→ **Exercise requirements**: Retype each line exactly. Skip images.

→ **Supplied information**:
-.-.-

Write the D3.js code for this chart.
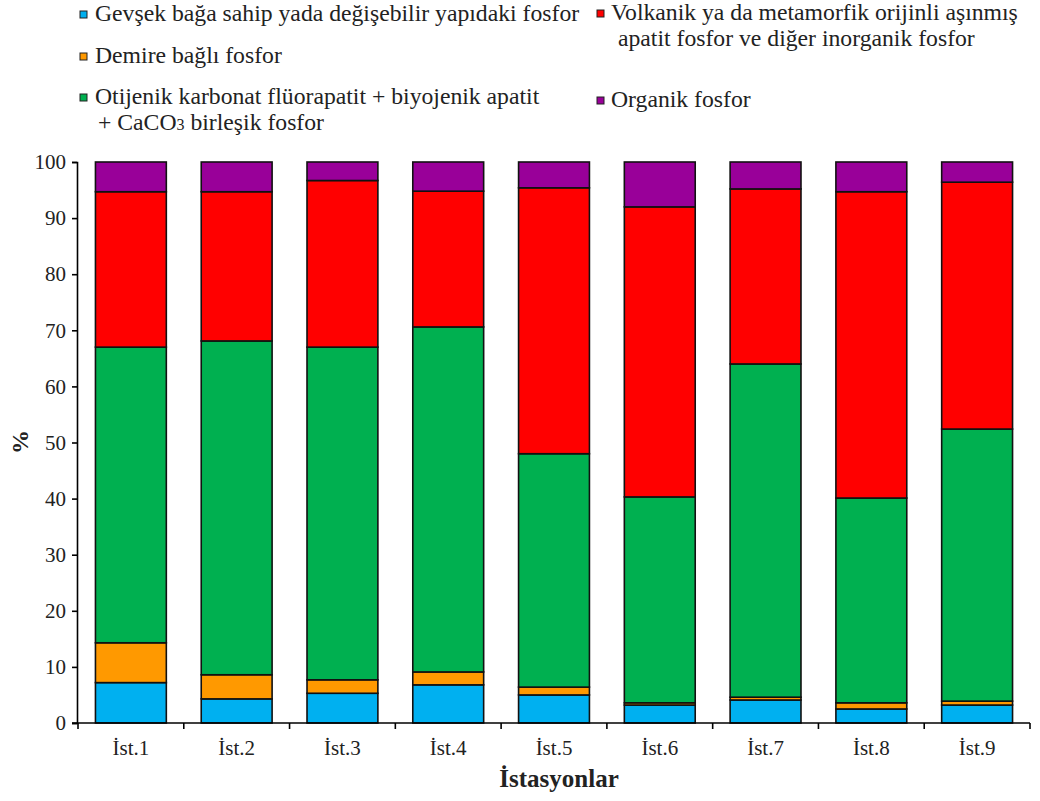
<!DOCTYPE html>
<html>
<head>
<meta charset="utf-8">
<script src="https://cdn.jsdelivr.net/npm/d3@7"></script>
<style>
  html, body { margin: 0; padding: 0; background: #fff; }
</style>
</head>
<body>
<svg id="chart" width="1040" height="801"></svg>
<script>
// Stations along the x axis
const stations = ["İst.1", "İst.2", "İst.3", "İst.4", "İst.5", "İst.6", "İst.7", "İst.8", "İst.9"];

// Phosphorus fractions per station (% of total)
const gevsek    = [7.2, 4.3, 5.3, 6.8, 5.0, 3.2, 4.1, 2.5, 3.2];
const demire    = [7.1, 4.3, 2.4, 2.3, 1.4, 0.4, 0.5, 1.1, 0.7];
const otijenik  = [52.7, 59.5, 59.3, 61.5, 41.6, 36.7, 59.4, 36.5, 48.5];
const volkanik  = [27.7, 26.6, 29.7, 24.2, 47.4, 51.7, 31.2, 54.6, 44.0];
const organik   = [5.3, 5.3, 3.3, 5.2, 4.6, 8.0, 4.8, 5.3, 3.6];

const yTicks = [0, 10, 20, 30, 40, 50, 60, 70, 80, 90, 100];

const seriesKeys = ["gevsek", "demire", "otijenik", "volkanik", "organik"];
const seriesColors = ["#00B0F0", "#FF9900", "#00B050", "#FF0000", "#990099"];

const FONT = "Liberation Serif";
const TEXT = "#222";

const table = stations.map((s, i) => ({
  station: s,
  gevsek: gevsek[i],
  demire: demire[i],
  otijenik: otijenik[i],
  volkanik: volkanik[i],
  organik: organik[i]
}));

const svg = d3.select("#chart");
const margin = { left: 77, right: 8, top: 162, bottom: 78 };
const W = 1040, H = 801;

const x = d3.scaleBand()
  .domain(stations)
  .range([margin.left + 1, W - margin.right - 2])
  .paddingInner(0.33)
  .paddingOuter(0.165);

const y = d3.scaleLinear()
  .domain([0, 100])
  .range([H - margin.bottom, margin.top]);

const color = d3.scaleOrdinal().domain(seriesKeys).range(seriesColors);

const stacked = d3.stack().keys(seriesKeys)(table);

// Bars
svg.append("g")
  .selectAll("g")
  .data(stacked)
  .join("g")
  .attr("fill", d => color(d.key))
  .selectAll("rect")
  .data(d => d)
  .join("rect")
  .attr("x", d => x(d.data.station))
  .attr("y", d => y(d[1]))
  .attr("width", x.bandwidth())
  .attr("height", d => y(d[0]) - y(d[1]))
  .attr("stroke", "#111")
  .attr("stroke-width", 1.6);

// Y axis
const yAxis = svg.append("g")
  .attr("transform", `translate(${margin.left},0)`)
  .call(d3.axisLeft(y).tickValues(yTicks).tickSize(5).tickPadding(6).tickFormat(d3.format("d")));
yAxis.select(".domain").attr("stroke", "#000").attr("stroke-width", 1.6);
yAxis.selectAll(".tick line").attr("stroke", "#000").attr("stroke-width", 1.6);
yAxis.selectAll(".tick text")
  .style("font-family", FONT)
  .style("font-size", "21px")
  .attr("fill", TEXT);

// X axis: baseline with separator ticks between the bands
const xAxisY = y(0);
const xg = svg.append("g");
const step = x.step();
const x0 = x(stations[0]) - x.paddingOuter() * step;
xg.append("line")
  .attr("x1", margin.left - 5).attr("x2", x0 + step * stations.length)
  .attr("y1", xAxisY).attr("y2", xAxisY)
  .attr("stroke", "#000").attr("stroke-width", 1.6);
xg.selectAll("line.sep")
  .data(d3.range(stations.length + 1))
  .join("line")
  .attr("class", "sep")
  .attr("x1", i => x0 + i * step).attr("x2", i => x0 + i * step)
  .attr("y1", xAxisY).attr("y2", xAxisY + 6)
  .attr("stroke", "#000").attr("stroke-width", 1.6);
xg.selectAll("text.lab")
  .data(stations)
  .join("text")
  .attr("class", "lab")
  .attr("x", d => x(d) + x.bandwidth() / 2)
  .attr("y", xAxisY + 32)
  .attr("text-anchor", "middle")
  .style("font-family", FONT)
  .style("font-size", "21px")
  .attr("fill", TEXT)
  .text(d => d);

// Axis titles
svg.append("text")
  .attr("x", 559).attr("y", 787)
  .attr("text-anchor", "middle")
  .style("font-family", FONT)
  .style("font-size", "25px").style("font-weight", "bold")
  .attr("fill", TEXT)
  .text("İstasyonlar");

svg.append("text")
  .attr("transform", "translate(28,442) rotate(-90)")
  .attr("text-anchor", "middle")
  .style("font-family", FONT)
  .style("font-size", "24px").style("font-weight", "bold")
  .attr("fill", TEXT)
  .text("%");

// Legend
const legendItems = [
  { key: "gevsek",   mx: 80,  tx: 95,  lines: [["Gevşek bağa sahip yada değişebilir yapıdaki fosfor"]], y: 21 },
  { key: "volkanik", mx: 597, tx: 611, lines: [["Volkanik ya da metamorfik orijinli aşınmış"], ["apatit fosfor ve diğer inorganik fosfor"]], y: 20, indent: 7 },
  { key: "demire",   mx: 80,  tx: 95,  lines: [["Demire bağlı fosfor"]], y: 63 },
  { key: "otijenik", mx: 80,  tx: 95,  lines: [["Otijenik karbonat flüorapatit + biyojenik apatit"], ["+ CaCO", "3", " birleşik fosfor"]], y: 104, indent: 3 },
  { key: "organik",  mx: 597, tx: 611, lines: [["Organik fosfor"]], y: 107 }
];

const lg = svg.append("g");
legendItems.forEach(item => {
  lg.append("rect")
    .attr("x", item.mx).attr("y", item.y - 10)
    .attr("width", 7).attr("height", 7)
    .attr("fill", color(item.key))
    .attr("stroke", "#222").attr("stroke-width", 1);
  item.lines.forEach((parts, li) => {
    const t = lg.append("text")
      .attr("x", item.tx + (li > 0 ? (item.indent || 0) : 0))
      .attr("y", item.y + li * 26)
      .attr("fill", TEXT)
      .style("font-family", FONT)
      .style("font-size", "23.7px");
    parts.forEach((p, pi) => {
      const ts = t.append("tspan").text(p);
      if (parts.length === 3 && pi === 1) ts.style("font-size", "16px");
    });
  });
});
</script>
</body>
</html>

-.-.-

→ **Answer to the task**:
Write the D3.js code for this chart.
<!DOCTYPE html>
<html>
<head>
<meta charset="utf-8">
<script src="https://cdn.jsdelivr.net/npm/d3@7"></script>
<style>
  html, body { margin: 0; padding: 0; background: #fff; }
</style>
</head>
<body>
<svg id="chart" width="1040" height="801"></svg>
<script>
// Stations along the x axis
const stations = ["İst.1", "İst.2", "İst.3", "İst.4", "İst.5", "İst.6", "İst.7", "İst.8", "İst.9"];

// Phosphorus fractions per station (% of total)
const gevsek    = [7.2, 4.3, 5.3, 6.8, 5.0, 3.2, 4.1, 2.5, 3.2];
const demire    = [7.1, 4.3, 2.4, 2.3, 1.4, 0.4, 0.5, 1.1, 0.7];
const otijenik  = [52.7, 59.5, 59.3, 61.5, 41.6, 36.7, 59.4, 36.5, 48.5];
const volkanik  = [27.7, 26.6, 29.7, 24.2, 47.4, 51.7, 31.2, 54.6, 44.0];
const organik   = [5.3, 5.3, 3.3, 5.2, 4.6, 8.0, 4.8, 5.3, 3.6];

const yTicks = [0, 10, 20, 30, 40, 50, 60, 70, 80, 90, 100];

const seriesKeys = ["gevsek", "demire", "otijenik", "volkanik", "organik"];
const seriesColors = ["#00B0F0", "#FF9900", "#00B050", "#FF0000", "#990099"];

const FONT = "Liberation Serif";
const TEXT = "#222";

const table = stations.map((s, i) => ({
  station: s,
  gevsek: gevsek[i],
  demire: demire[i],
  otijenik: otijenik[i],
  volkanik: volkanik[i],
  organik: organik[i]
}));

const svg = d3.select("#chart");
const margin = { left: 77, right: 8, top: 162, bottom: 78 };
const W = 1040, H = 801;

const x = d3.scaleBand()
  .domain(stations)
  .range([margin.left + 1, W - margin.right - 2])
  .paddingInner(0.33)
  .paddingOuter(0.165);

const y = d3.scaleLinear()
  .domain([0, 100])
  .range([H - margin.bottom, margin.top]);

const color = d3.scaleOrdinal().domain(seriesKeys).range(seriesColors);

const stacked = d3.stack().keys(seriesKeys)(table);

// Bars
svg.append("g")
  .selectAll("g")
  .data(stacked)
  .join("g")
  .attr("fill", d => color(d.key))
  .selectAll("rect")
  .data(d => d)
  .join("rect")
  .attr("x", d => x(d.data.station))
  .attr("y", d => y(d[1]))
  .attr("width", x.bandwidth())
  .attr("height", d => y(d[0]) - y(d[1]))
  .attr("stroke", "#111")
  .attr("stroke-width", 1.6);

// Y axis
const yAxis = svg.append("g")
  .attr("transform", `translate(${margin.left},0)`)
  .call(d3.axisLeft(y).tickValues(yTicks).tickSize(5).tickPadding(6).tickFormat(d3.format("d")));
yAxis.select(".domain").attr("stroke", "#000").attr("stroke-width", 1.6);
yAxis.selectAll(".tick line").attr("stroke", "#000").attr("stroke-width", 1.6);
yAxis.selectAll(".tick text")
  .style("font-family", FONT)
  .style("font-size", "21px")
  .attr("fill", TEXT);

// X axis: baseline with separator ticks between the bands
const xAxisY = y(0);
const xg = svg.append("g");
const step = x.step();
const x0 = x(stations[0]) - x.paddingOuter() * step;
xg.append("line")
  .attr("x1", margin.left - 5).attr("x2", x0 + step * stations.length)
  .attr("y1", xAxisY).attr("y2", xAxisY)
  .attr("stroke", "#000").attr("stroke-width", 1.6);
xg.selectAll("line.sep")
  .data(d3.range(stations.length + 1))
  .join("line")
  .attr("class", "sep")
  .attr("x1", i => x0 + i * step).attr("x2", i => x0 + i * step)
  .attr("y1", xAxisY).attr("y2", xAxisY + 6)
  .attr("stroke", "#000").attr("stroke-width", 1.6);
xg.selectAll("text.lab")
  .data(stations)
  .join("text")
  .attr("class", "lab")
  .attr("x", d => x(d) + x.bandwidth() / 2)
  .attr("y", xAxisY + 32)
  .attr("text-anchor", "middle")
  .style("font-family", FONT)
  .style("font-size", "21px")
  .attr("fill", TEXT)
  .text(d => d);

// Axis titles
svg.append("text")
  .attr("x", 559).attr("y", 787)
  .attr("text-anchor", "middle")
  .style("font-family", FONT)
  .style("font-size", "25px").style("font-weight", "bold")
  .attr("fill", TEXT)
  .text("İstasyonlar");

svg.append("text")
  .attr("transform", "translate(28,442) rotate(-90)")
  .attr("text-anchor", "middle")
  .style("font-family", FONT)
  .style("font-size", "24px").style("font-weight", "bold")
  .attr("fill", TEXT)
  .text("%");

// Legend
const legendItems = [
  { key: "gevsek",   mx: 80,  tx: 95,  lines: [["Gevşek bağa sahip yada değişebilir yapıdaki fosfor"]], y: 21 },
  { key: "volkanik", mx: 597, tx: 611, lines: [["Volkanik ya da metamorfik orijinli aşınmış"], ["apatit fosfor ve diğer inorganik fosfor"]], y: 20, indent: 7 },
  { key: "demire",   mx: 80,  tx: 95,  lines: [["Demire bağlı fosfor"]], y: 63 },
  { key: "otijenik", mx: 80,  tx: 95,  lines: [["Otijenik karbonat flüorapatit + biyojenik apatit"], ["+ CaCO", "3", " birleşik fosfor"]], y: 104, indent: 3 },
  { key: "organik",  mx: 597, tx: 611, lines: [["Organik fosfor"]], y: 107 }
];

const lg = svg.append("g");
legendItems.forEach(item => {
  lg.append("rect")
    .attr("x", item.mx).attr("y", item.y - 10)
    .attr("width", 7).attr("height", 7)
    .attr("fill", color(item.key))
    .attr("stroke", "#222").attr("stroke-width", 1);
  item.lines.forEach((parts, li) => {
    const t = lg.append("text")
      .attr("x", item.tx + (li > 0 ? (item.indent || 0) : 0))
      .attr("y", item.y + li * 26)
      .attr("fill", TEXT)
      .style("font-family", FONT)
      .style("font-size", "23.7px");
    parts.forEach((p, pi) => {
      const ts = t.append("tspan").text(p);
      if (parts.length === 3 && pi === 1) ts.style("font-size", "16px");
    });
  });
});
</script>
</body>
</html>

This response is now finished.